Analyst

Analyst

Ethan Lin & Elizabeth Cheng

Dozens of monitors line the walls of the Sentry analysts’ control room. Each shows a live feed from a Sentry agent’s helmet, allowing the analysts to strategize and direct the agents accordingly. Olivia has a very simple job: make sure that they do that well. She paces nervously through the dark room, glancing between the numerous screens.

In one, an agent with the superpower to turn invisible is sneaking through a facility suspected to be manufacturing weapons. An analyst, hunched over a desk strewn with grainy photos and torn blueprints gives the agent instructions through a small microphone, eyes narrowed as he hurriedly sifts through the pile of intel.

Another screen shows an agent evacuating civilians from a building where other agents are engaging with a group of supervillains. Through the feed, Olivia can hear gunfire and energy blasts. She sees civilians cry and scream as the shaking building drops rubble around them. Analysts scramble around, coordinating with law enforcement to secure the area around the building.

Olivia bites the side of her lip, a frown etched into her face as she looks at the blank screens in the corner of the room. There are currently 47 active agents. In the past four days, they have lost contact with six.

Four never responded to their summons and the two others disappeared in the middle of their missions, their video feeds cutting out abruptly. All attempts to reestablish contact have failed. Olivia knows that it could be a matter of coincidence, but she knows better than to hope that that is the case. 

The Sentry agency’s greatest strength has always been its ability to keep the identities and powers (or lack thereof) of their agents a secret so that they can efficiently deal with incidents and targets throughout Metroplex City. But a raid on the Watchtower, their headquarters, had ended with the file containing all that information being lost to a pair of mercenaries.

That is, to put it lightly, not good.

Olivia can tell from the frantic pace of the analysts around her that she isn’t the only one who had made this connection. The air of calm calculation has all but disappeared, leaving only a nervous apprehension. As much as the agents depend on the analysts to guide them during their missions, analysts need their protection. If agents have really started disappearing, that would leave the analysts in a very vulnerable position. And analysts hate feeling vulnerable. 
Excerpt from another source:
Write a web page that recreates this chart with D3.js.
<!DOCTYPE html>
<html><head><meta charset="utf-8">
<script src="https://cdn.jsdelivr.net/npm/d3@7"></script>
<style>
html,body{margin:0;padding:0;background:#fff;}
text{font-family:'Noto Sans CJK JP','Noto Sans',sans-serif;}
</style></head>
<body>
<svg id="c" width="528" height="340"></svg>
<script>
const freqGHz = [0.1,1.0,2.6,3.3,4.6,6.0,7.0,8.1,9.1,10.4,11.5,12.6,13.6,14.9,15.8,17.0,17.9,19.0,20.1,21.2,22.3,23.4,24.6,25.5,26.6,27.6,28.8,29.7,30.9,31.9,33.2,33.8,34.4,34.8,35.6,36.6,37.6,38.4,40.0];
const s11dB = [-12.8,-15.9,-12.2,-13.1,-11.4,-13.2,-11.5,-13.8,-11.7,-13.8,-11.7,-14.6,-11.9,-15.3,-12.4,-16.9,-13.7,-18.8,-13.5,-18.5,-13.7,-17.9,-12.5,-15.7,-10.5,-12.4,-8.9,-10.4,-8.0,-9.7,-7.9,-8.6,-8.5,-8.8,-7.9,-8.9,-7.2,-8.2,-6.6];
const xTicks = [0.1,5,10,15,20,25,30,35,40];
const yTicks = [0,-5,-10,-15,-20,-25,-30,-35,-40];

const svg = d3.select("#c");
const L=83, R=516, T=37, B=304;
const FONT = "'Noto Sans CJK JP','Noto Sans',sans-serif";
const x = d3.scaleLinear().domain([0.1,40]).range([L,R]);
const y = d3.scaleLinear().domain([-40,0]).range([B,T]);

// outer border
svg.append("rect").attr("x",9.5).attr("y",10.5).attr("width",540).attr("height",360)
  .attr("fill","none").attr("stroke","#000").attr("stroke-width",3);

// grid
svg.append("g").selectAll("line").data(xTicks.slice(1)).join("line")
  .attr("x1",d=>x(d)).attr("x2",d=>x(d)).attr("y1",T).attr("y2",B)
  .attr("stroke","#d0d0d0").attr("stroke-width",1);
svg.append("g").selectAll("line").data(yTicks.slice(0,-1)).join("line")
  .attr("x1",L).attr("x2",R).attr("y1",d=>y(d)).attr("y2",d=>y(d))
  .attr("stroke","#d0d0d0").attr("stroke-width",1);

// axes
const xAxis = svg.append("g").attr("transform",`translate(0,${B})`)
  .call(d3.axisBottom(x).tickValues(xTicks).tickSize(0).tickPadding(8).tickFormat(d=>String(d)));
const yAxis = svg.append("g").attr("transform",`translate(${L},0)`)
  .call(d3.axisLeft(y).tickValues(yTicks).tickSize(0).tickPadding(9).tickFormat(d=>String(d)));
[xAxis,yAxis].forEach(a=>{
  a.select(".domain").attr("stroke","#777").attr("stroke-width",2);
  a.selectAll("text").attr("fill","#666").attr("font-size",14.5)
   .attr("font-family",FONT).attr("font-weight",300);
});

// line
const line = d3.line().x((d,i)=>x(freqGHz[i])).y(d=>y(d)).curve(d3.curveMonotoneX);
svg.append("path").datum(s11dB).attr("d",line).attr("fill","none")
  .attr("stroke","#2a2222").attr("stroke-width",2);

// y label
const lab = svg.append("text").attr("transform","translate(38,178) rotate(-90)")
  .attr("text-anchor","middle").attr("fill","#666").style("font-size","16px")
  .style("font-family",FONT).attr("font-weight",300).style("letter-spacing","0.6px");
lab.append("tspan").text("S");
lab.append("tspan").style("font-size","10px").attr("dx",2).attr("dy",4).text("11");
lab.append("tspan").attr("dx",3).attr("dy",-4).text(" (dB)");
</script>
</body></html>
There is a commotion at the table where analysts are overseeing the espionage operation at the warehouse. Olivia looks up at the screen just in time to see sharp flashes of white light flying at the helmet-mounted camera, before it cuts out just as quickly as the other two had. A smothering silence sets over the room.

“Rewind that footage. Everyone else, back to work” Olivia’s voice cuts through the chamber, firm and authoritative. Even as the cancerous lump of fear and uncertainty grows in her stomach, she cannot afford to let it show. In the past few days, she had heard the whispers of mutiny and unrest among her analysts. Whispers that spread like a virus, only compounding the fear that festers in the dark control room. She had reprimanded those that talked of quitting “before we all die,” of “getting off the sinking ship.” But Olivia is not stupid. She knows that for every hushed whisper that she hears, three more slip by. She can’t really blame them. A tiny part of her also wants to just quit, find a new job, preferably one that doesn’t involve supervillains and monsters and evil organizations out to destroy the Sentry agency.
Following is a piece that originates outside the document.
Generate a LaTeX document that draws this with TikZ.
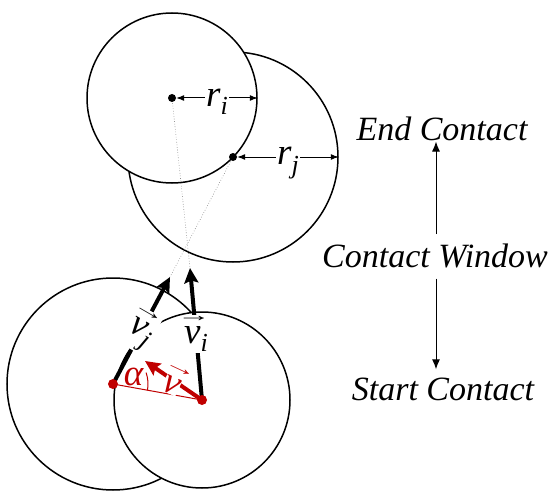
\documentclass[tikz,border=0pt]{standalone}
\usepackage{graphicx}
\usepackage{fontspec}
\setmainfont{Liberation Serif}
\usetikzlibrary{arrows.meta}
\definecolor{dred}{RGB}{192,0,0}
\newsavebox{\letterbox}
\newcommand{\arrv}[1]{\sbox{\letterbox}{\itshape #1}\usebox{\letterbox}\hspace{-\wd\letterbox}\makebox[\wd\letterbox]{\hspace{3pt}\raisebox{0.6em}{\makebox[0pt]{\scalebox{1.9}[1]{\fontsize{18}{18}\selectfont\upshape →}}}}}
\newcommand{\subx}[1]{\raisebox{-0.22em}{\fontsize{26}{26}\selectfont\itshape #1}}
\begin{document}
\begin{tikzpicture}[x=1pt,y=-1pt,
  big/.style={circle, draw, line width=1.5pt, fill=white, inner sep=0pt},
  bdot/.style={circle, fill=black, inner sep=0pt, minimum size=8pt},
  rdot/.style={circle, fill=dred, inner sep=0pt, minimum size=10pt},
  lbl/.style={font=\fontsize{37}{42}\selectfont, inner sep=1pt},
  ctext/.style={font=\fontsize{34}{40}\selectfont\itshape, anchor=base, inner sep=1pt},
  carr/.style={line width=1pt, -{Latex[length=10pt,width=8pt]}},
  rarr/.style={line width=1pt, {Latex[length=8pt,width=6pt]}-{Latex[length=8pt,width=6pt]}},
  varr/.style={line width=4pt, -{Stealth[length=15pt,width=14pt,inset=2.5pt]}},
  guide/.style={dotted, gray, line width=0.6pt}]
\useasboundingbox (0,0) rectangle (555,495);
% circles
\node[big, minimum size=210pt] (J) at (233,157) {};
\node[big, minimum size=170pt] (I) at (172,98) {};
\node[big, minimum size=212pt] (L) at (113,384) {};
\node[big, minimum size=176pt] (R) at (202,400) {};
% tips
\coordinate (ti) at (190,268);
\coordinate (tj) at (170,277);
\coordinate (tv) at (145,361);
% guides
\draw[guide] (I.center) -- (ti);
\draw[guide] (J.center) -- (tj);
% red construction
\draw[dred, line width=1pt] (L.center) -- (R.center);
\draw[dred, line width=1pt] (L.center) ++(10.2:35) arc[start angle=10.2, end angle=-19, radius=35];
\draw[varr, dred] (R.center) -- node[lbl, fill=white, text=dred, rotate=-25, inner sep=0pt] (nu) {\arrv{ν}} (tv);
\node[lbl, text=dred] (al) at (134,377) {\textit{α}};
% velocity arrows
\draw[varr] (R.center) -- node[lbl, fill=white] (vi) {\arrv{v}\subx{i}} (ti);
\draw[varr] (L.center) -- node[lbl, fill=white, rotate=-30] (vj) {\arrv{v}\subx{j}} (tj);
% dots
\node[rdot] (dl) at (L.center) {};
\node[rdot] (dr) at (R.center) {};
\node[bdot] (di) at (I.center) {};
\node[bdot] (dj) at (J.center) {};
% radii
\draw[rarr] (di.east) -- node[lbl, fill=white, yshift=-4pt] (ri) {\textit{r}\subx{i}} (I.east);
\draw[rarr] (dj.east) -- node[lbl, fill=white, yshift=-6pt] (rj) {\textit{r}\subx{j}} (J.east);
% contact window
\node[ctext] (ec) at (442,140) {End Contact};
\node[ctext] (cw) at (435,267) {Contact Window};
\node[ctext] (sc) at (443,400) {Start Contact};
\draw[carr, shorten <=8pt] ([xshift=1pt]cw.north) -- ([xshift=1pt]cw.north |- ec.south);
\draw[carr, shorten <=10pt, shorten >=7pt] ([xshift=1pt]cw.south) -- ([xshift=1pt]cw.south |- sc.north);
\end{tikzpicture}
\end{document}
Olivia looks back up at the ongoing mission. The sounds of battle are far more distant now, and she can see the panicked look on the civilian’s faces finally giving way to reassurance. Some smile and hug their families as policemen usher them into underground safe rooms. Olivia watches a teenage girl embrace her friend, tears streaming down her dust-caked face. A smile, so unfamiliar to Olivia now, spreads across her own face. That expression of relief is exactly why she had become an analyst in the first place. Being able to watch someone be released from the shackles of despair and misery, just as she had been so many years ago, bolsters her resolve. She can’t let her own fears stop her from doing her job.

The other screen comes to a stop on a dark, blurry image. The white robes on the large monitors are unmistakable as the same ones seen on the security footage of the Watchtower raid. The wicked grin hidden under the hood unquestionably belongs to one of the two mercenaries. Olivia clenches her fist and strides towards the monitor. The root of her problems, the cause of all the unrest in her workplace, has finally shown his face. 

She calmly grabs a microphone and presses a few buttons on the control panel. “All active and available agents, gather at the Watchtower. We have located one of the mercenaries responsible for the attack last week. Await further instructions.”

Olivia has a very simple job: oversee the agents and analysts of the Sentry agency and make sure they do their job well. And she takes her job very seriously.